Stagnant water is breeding ground for harmful bacteria, viruses and dying beneficial microorganisms.
The water you replace with 'fresh' water is actually still fresh water. Unless you added so much salts and minerals in it that you turned it into 'mineral/salt' water.
"
Fresh water (or
freshwater) is any naturally occurring
water containing low
concentrations of dissolved
salts and other
total dissolved solids. Though the term specifically excludes
seawater and
brackish water, it does include non-salty mineral-rich waters such as
chalybeate springs. Fresh water may include water in
ice sheets,
ice caps,
glaciers,
icebergs,
bogs,
ponds,
lakes,
rainfall,
rivers,
streams, and
groundwater contained in underground
aquifers."
Pure uncontaminated water is:
"Water is a compound made up of hydrogen and oxygen, so
pure water would be
water that contains nothing but hydrogen and oxygen."
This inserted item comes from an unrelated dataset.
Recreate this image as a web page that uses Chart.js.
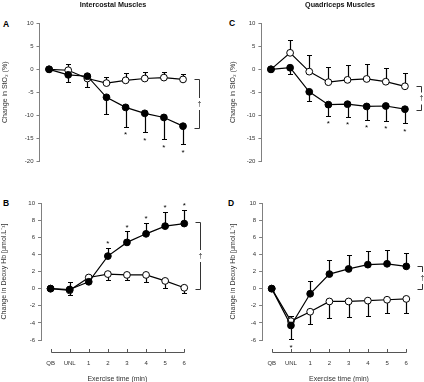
<!DOCTYPE html>
<html>
<head>
<meta charset="utf-8">
<script src="https://cdn.jsdelivr.net/npm/chart.js@4.4.1/dist/chart.umd.min.js"></script>
<style>
  html, body { margin: 0; padding: 0; background: #fff; }
  body { width: 424px; height: 382px; position: relative; overflow: hidden;
         font-family: "Liberation Sans", Arial, sans-serif; }
  .pane { position: absolute; }
  .lbl { position: absolute; font-weight: bold; font-size: 8.5px; line-height: 10px; color: #000; }
</style>
</head>
<body>
<div class="lbl" style="left:3px;top:19px">A</div>
<div class="lbl" style="left:229px;top:18px">C</div>
<div class="lbl" style="left:3px;top:198px">B</div>
<div class="lbl" style="left:228px;top:198px">D</div>

<div class="pane" style="left:0;top:0;width:212px;height:191px"><canvas id="chartA"></canvas></div>
<div class="pane" style="left:212px;top:0;width:212px;height:191px"><canvas id="chartC"></canvas></div>
<div class="pane" style="left:0;top:191px;width:212px;height:195px"><canvas id="chartB"></canvas></div>
<div class="pane" style="left:212px;top:191px;width:212px;height:195px"><canvas id="chartD"></canvas></div>

<script>
// ── Données ────────────────────────────────────────────────────────────────
const CATEGORIES = ['QB', 'UNL', '1', '2', '3', '4', '5', '6'];

// err : signé, >0 barre vers le haut, <0 vers le bas
// A — StO2 intercostaux
const stoIcFilled   = [0, -1.2, -1.5, -6.1, -8.3, -9.6, -10.5, -12.4];
const stoIcFilledSd = [0, -1.6, -2.3, -3.7, -4.2, -4.1, -4.8, -3.9];
const stoIcOpen     = [0, -0.2, -2.0, -3.0, -2.4, -2.0, -1.8, -2.2];
const stoIcOpenSd   = [0, 1.3, 1.2, 1.4, 1.5, 1.4, 1.3, 1.1];
const stoIcStars    = [0, 0, 0, 0, 1, 1, 1, 1];
const stoIcBracket  = [-2.0, -12.8];

// C — StO2 quadriceps
const stoQuadFilled   = [0, 0.35, -4.9, -7.7, -7.6, -8.1, -8.0, -8.7];
const stoQuadFilledSd = [0, -1.35, -2.1, -2.4, -2.7, -2.9, -3.2, -3.0];
const stoQuadOpen     = [0, 3.6, -0.5, -2.8, -2.3, -2.1, -2.7, -3.7];
const stoQuadOpenSd   = [0, 2.9, 3.7, 3.3, 3.2, 3.2, 3.0, 2.9];
const stoQuadStars    = [0, 0, 0, 1, 1, 1, 1, 1];
const stoQuadBracket  = [-3.7, -8.8];

// B — Deoxy Hb intercostaux
const hbIcFilled   = [0, -0.1, 0.8, 3.8, 5.4, 6.4, 7.3, 7.6];
const hbIcFilledSd = [0, 0.9, 0.7, 1.0, 1.3, 1.3, 1.7, 1.6];
const hbIcOpen     = [0, -0.2, 1.3, 1.7, 1.6, 1.6, 0.9, 0.1];
const hbIcOpenSd   = [0, -0.6, -0.4, -0.7, -0.6, -0.8, -0.8, -0.6];
const hbIcStars    = [0, 0, 0, 1, 1, 1, 1, 1];
const hbIcBracket  = [7.8, 0];

// D — Deoxy Hb quadriceps
const hbQuadFilled   = [0, -4.3, -0.6, 1.7, 2.3, 2.8, 2.9, 2.6];
const hbQuadFilledSd = [0, -1.6, 1.5, 1.7, 1.6, 1.6, 1.6, 1.6];
const hbQuadOpen     = [0, -3.8, -2.7, -1.5, -1.5, -1.4, -1.3, -1.2];
const hbQuadOpenSd   = [0, 0.6, -1.4, -1.9, -1.8, -1.8, -1.6, -1.7];
const hbQuadStars    = [0, 1, 0, 0, 0, 0, 0, 0];
const hbQuadBracket  = [2.6, -0.1];

const STO_TICKS = { min: -20, max: 10, step: 5 };
const HB_TICKS  = { min: -6, max: 10, step: 2 };

// ── Style ──────────────────────────────────────────────────────────────────
const FONT   = '"Liberation Sans", Arial, sans-serif';
const AXIS   = '#808080';
const INK    = '#000';
const TXT    = '#333';

Chart.defaults.font.family = FONT;

// barres d'erreur, étoiles, accolade †, axe x détaché, en-tête de colonne
const extras = {
  id: 'extras',
  beforeDatasetsDraw(chart) {
    const { ctx, scales: { x, y } } = chart;
    ctx.save();
    ctx.strokeStyle = INK;
    ctx.lineWidth = 1.2;
    chart.data.datasets.forEach(ds => {
      ds.data.forEach((v, i) => {
        const e = ds.err[i];
        if (!e) return;
        const px = Math.round(x.getPixelForValue(i)) + 0.5;
        const y0 = y.getPixelForValue(v);
        const y1 = Math.round(y.getPixelForValue(v + e)) + 0.5;
        ctx.beginPath();
        ctx.moveTo(px, y0); ctx.lineTo(px, y1);
        ctx.moveTo(px - 2.5, y1); ctx.lineTo(px + 2.5, y1);
        ctx.stroke();
      });
    });
    ctx.restore();
  },
  afterDraw(chart, args, opts) {
    const { ctx, scales: { x, y }, chartArea } = chart;
    const last = CATEGORIES.length - 1;
    ctx.save();

    // titre de colonne
    if (opts.header) {
      ctx.fillStyle = '#111';
      ctx.font = 'bold 7.2px ' + FONT;
      ctx.textAlign = 'center';
      ctx.textBaseline = 'middle';
      ctx.fillText(opts.header, opts.headerX, 5);
    }

    // étoiles
    ctx.fillStyle = INK;
    ctx.font = '8px ' + FONT;
    ctx.textAlign = 'center';
    ctx.textBaseline = 'alphabetic';
    chart.data.datasets.forEach(ds => {
      if (!ds.stars) return;
      ds.stars.forEach((s, i) => {
        if (!s) return;
        const tip = ds.data[i] + ds.err[i];
        const dir = ds.err[i] < 0 ? 1 : -1;
        const cy = y.getPixelForValue(tip) + dir * 6;
        ctx.fillText('*', x.getPixelForValue(i), cy + 4.6);
      });
    });

    // accolade de significativité
    const [a, b] = opts.bracket;
    const bx = Math.round(x.getPixelForValue(last)) + 16.5;
    const ya = Math.round(y.getPixelForValue(a)) + 0.5;
    const yb = Math.round(y.getPixelForValue(b)) + 0.5;
    const mid = (ya + yb) / 2, gap = 6;
    ctx.strokeStyle = '#333';
    ctx.lineWidth = 1;
    ctx.beginPath();
    ctx.moveTo(bx - 5, ya); ctx.lineTo(bx, ya); ctx.lineTo(bx, mid - gap);
    ctx.moveTo(bx, mid + gap); ctx.lineTo(bx, yb); ctx.lineTo(bx - 5, yb);
    ctx.stroke();
    ctx.fillStyle = '#222';
    ctx.font = '7px ' + FONT;
    ctx.textBaseline = 'middle';
    ctx.fillText('†', bx, mid);

    // axe x décalé sous le graphe
    if (opts.xLine) {
      const yl = Math.round(chartArea.bottom + 12) + 0.5;
      ctx.strokeStyle = '#555';
      ctx.beginPath();
      ctx.moveTo(Math.round(x.getPixelForValue(0)) + 0.5, yl);
      ctx.lineTo(Math.round(x.getPixelForValue(last)) + 0.5, yl);
      CATEGORIES.forEach((_, i) => {
        const px = Math.round(x.getPixelForValue(i)) + 0.5;
        ctx.moveTo(px, yl); ctx.lineTo(px, yl - 3.5);
      });
      ctx.stroke();
    }
    ctx.restore();
  },
};

function series(data, err, stars, fill) {
  return {
    data, err, stars,
    borderColor: INK, borderWidth: 1.2, tension: 0,
    pointRadius: 3.4, pointHoverRadius: 3.4, pointBorderWidth: 1,
    pointBorderColor: INK, pointBackgroundColor: fill,
  };
}

function makePanel(id, p) {
  new Chart(document.getElementById(id), {
    type: 'line',
    data: {
      labels: CATEGORIES,
      datasets: [
        series(p.filled, p.filledSd, p.stars, INK),
        series(p.open, p.openSd, null, '#fff'),
      ],
    },
    options: {
      responsive: true, maintainAspectRatio: false, animation: false,
      layout: { padding: { top: p.top, right: p.right, bottom: p.bottom, left: 0 } },
      plugins: {
        legend: { display: false },
        tooltip: { enabled: false },
        extras: { bracket: p.bracket, xLine: p.showX, header: p.header, headerX: p.headerX },
      },
      scales: {
        x: {
          display: p.showX, offset: true,
          grid: { display: false }, border: { display: false },
          ticks: { font: { size: 6 }, color: TXT, padding: 12, maxRotation: 0, autoSkip: false },
          title: { display: true, text: 'Exercise time (min)', color: TXT,
                   font: { size: 7 }, padding: { top: 0, bottom: 2.8 } },
          afterFit: s => { if (p.showX) s.height = 46; },
        },
        y: {
          min: p.range.min, max: p.range.max,
          ticks: { stepSize: p.range.step, font: { size: 6 }, color: TXT, padding: 3 },
          grid: { drawOnChartArea: false, tickLength: 3, color: AXIS },
          border: { color: AXIS },
          title: { display: true, text: p.yTitle, color: TXT,
                   font: { size: 7 }, padding: { top: p.titlePad, bottom: 0 } },
          afterFit: s => { s.width = p.left; },
        },
      },
    },
    plugins: [extras],
  });
}

const STO_TITLE = 'Change in StO₂ (%)';
const HB_TITLE  = 'Change in Deoxy Hb [μmol.L⁻¹]';

makePanel('chartA', {
  filled: stoIcFilled, filledSd: stoIcFilledSd, open: stoIcOpen, openSd: stoIcOpenSd,
  stars: stoIcStars, bracket: stoIcBracket, range: STO_TICKS, yTitle: STO_TITLE,
  header: 'Intercostal Muscles', headerX: 113,
  showX: false, top: 23.5, bottom: 30, left: 39.5, right: 19.4, titlePad: 0.8,
});
makePanel('chartC', {
  filled: stoQuadFilled, filledSd: stoQuadFilledSd, open: stoQuadOpen, openSd: stoQuadOpenSd,
  stars: stoQuadStars, bracket: stoQuadBracket, range: STO_TICKS, yTitle: STO_TITLE,
  header: 'Quadriceps Muscles', headerX: 128,
  showX: false, top: 23.5, bottom: 30, left: 49.4, right: 9.5, titlePad: 16.8,
});
makePanel('chartB', {
  filled: hbIcFilled, filledSd: hbIcFilledSd, open: hbIcOpen, openSd: hbIcOpenSd,
  stars: hbIcStars, bracket: hbIcBracket, range: HB_TICKS, yTitle: HB_TITLE,
  showX: true, top: 12, bottom: 0, left: 41, right: 18.2, titlePad: 0,
});
makePanel('chartD', {
  filled: hbQuadFilled, filledSd: hbQuadFilledSd, open: hbQuadOpen, openSd: hbQuadOpenSd,
  stars: hbQuadStars, bracket: hbQuadBracket, range: HB_TICKS, yTitle: HB_TITLE,
  showX: true, top: 12, bottom: 0, left: 50.1, right: 8.1, titlePad: 17,
});
</script>
</body>
</html>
Therefore: anything other than hydrogen and oxygen is water contaminant.
Potable water:
"Potable water is not
pure water because it almost always contains dissolved impurities. For
water to be
potable, it must have sufficiently low levels of dissolved salts and microbes"
Polluted water:
- Chemical pollution. The most common type of water pollution, chemicals can infiltrate both underground water sources and those sitting on the Earth's surface. ...
- Groundwater pollution. ...
- Microbiological pollution. ...
- Nutrient pollution. ...
- Oxygen-depletion pollution. ...
- Surface water pollution.
So you are talking about polluted water not pure water. And generalising mineral content of water; as I previously stated: I have to ADD minerals to my 'fresh' water because it doesn't have much in there to begin with. So changing water to replace minerals would be counterproductive in my case.
I did watch Father Fish video and he said:
"I have glass lid on top of
this aquarium and had very little evaporation over the years. This tank
only had small top ups since 1998. I use tap water. Do not use RO water. Do not use rain water...."
Experts agree? I haven't seen anyone that is expert or agree on anything regarding Anubias other than general consensus that they are slow growing. There is no study, no experiment, no nothing to say how much Nitrates they remove.
Water Sprite far more effective?
Probably, I'll take your word for it. I have no idea. I have Anubias/Java Fern and doing experiment to see if they are responsible for lack of Nitrates in my tank or is there another factor.
Challenging water change ritual?
I don't care about your water change ritual. I never stated I don't believe in water change.
In fact I repeatedly stated in this thread:
1. This thread is about unusual Nitrate readings in my tank NOT about water change
2. The reason I'm not changing water is because I want to do experiment to see if Anubias/Java Fern are responsible
3. I'll have to do water changes in my set-up regardless of Nitrates as I have to remove fish poo anyway.
4. I have no interest in making water changeless set up.
Why on Earth do you and another poster or 2 insist on bringing up water change and insisting on arguing about it, well that's the question only you can answer.
The only reason I'm arguing with you is because I'm little bit annoyed with people going on and on about water change 'challenge' issue that I don't care about other than passing interest and curiosity.